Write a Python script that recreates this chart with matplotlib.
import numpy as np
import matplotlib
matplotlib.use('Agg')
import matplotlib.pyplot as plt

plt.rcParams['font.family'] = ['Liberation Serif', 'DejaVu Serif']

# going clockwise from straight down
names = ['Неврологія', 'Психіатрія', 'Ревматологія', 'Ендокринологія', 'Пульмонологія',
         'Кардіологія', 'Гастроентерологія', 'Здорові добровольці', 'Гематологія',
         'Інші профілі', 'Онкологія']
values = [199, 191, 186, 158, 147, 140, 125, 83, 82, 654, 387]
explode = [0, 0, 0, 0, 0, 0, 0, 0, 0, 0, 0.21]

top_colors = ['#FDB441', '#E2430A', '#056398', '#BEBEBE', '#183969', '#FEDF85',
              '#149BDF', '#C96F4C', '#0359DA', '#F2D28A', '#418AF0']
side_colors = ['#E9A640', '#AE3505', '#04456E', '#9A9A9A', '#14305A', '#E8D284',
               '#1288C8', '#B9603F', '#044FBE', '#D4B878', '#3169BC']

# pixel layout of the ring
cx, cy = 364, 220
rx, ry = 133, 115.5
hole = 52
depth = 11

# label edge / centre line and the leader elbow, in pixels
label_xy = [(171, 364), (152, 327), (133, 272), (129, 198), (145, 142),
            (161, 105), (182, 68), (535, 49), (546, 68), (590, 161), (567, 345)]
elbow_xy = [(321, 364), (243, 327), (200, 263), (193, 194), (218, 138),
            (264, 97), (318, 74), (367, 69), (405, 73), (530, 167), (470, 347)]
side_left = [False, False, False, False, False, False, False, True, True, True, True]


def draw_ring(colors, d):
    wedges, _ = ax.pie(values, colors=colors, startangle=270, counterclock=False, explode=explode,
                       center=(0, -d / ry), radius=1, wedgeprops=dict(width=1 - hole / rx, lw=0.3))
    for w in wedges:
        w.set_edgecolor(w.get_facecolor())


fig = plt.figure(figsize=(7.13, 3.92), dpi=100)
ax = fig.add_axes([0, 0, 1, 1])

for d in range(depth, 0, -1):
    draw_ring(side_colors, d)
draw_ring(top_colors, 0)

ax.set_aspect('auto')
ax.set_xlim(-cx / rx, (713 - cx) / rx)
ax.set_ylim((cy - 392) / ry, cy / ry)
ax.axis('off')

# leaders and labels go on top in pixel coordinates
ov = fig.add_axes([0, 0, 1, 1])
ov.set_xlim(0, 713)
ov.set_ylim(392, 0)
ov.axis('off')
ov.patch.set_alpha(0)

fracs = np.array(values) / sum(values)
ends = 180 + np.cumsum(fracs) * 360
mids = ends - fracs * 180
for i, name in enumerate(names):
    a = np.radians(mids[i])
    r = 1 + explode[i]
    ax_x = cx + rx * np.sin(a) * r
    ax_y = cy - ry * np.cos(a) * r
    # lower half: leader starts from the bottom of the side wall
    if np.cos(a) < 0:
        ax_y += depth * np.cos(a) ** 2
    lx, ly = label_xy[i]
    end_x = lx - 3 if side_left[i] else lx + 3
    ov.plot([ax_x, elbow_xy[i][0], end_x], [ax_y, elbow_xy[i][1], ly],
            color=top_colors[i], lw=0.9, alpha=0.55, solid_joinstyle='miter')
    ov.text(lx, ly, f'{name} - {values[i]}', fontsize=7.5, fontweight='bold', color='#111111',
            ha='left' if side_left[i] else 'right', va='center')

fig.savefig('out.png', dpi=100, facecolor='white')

────

■ **DIRECTION**
From the very first line of the data through the line with "plt.rcParams['font.family'] = ['Liberation" in it, please reproduce each line exactly and output nothing more.

■ **EXPECTED ANSWER**
Write a Python script that recreates this chart with matplotlib.
import numpy as np
import matplotlib
matplotlib.use('Agg')
import matplotlib.pyplot as plt

plt.rcParams['font.family'] = ['Liberation Serif', 'DejaVu Serif']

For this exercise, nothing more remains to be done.